*GIVEN INSTRUCTION:*
Retype only what runs from the first line of the listing to the line holding "string[]; x: number;", both included. Do not retype the pictures.

*DATA EXCERPT:*
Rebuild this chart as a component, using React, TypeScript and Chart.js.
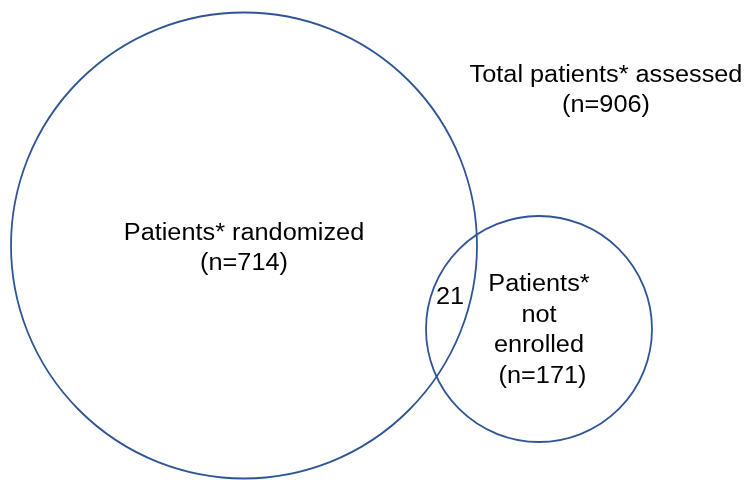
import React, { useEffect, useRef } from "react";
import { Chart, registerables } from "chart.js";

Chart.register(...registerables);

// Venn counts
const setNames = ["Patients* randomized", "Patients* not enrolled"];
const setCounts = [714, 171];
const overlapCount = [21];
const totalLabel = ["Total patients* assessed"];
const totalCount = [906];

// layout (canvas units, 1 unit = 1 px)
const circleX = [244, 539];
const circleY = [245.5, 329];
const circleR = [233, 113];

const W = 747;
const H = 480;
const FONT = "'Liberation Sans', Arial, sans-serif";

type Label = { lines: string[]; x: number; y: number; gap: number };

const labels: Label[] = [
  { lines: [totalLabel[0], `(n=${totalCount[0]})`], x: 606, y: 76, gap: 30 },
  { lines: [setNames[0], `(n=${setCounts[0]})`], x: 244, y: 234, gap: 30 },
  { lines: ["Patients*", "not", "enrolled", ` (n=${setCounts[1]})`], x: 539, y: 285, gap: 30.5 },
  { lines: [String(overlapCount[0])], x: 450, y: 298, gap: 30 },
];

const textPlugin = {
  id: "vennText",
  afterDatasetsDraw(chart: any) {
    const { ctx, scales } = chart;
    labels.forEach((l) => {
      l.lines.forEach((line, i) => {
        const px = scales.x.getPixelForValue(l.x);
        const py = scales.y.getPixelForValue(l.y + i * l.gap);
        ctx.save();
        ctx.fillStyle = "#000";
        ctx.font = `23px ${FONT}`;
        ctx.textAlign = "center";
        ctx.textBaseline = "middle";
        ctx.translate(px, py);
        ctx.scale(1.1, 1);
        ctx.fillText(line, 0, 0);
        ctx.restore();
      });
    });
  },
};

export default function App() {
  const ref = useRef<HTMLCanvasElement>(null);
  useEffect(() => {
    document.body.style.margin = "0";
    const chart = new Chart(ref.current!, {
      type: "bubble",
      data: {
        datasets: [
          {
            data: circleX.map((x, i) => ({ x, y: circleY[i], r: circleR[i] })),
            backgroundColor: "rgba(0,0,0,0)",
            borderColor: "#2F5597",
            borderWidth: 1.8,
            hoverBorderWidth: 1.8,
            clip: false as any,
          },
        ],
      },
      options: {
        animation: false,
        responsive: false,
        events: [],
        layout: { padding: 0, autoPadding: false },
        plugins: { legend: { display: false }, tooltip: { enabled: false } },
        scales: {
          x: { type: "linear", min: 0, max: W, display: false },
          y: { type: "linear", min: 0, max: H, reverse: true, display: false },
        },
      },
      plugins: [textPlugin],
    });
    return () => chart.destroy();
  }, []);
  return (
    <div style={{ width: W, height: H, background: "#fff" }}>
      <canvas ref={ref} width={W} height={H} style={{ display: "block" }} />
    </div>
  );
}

*RESULT OF THIS TASK:*
Rebuild this chart as a component, using React, TypeScript and Chart.js.
import React, { useEffect, useRef } from "react";
import { Chart, registerables } from "chart.js";

Chart.register(...registerables);

// Venn counts
const setNames = ["Patients* randomized", "Patients* not enrolled"];
const setCounts = [714, 171];
const overlapCount = [21];
const totalLabel = ["Total patients* assessed"];
const totalCount = [906];

// layout (canvas units, 1 unit = 1 px)
const circleX = [244, 539];
const circleY = [245.5, 329];
const circleR = [233, 113];

const W = 747;
const H = 480;
const FONT = "'Liberation Sans', Arial, sans-serif";

type Label = { lines: string[]; x: number; y: number; gap: number };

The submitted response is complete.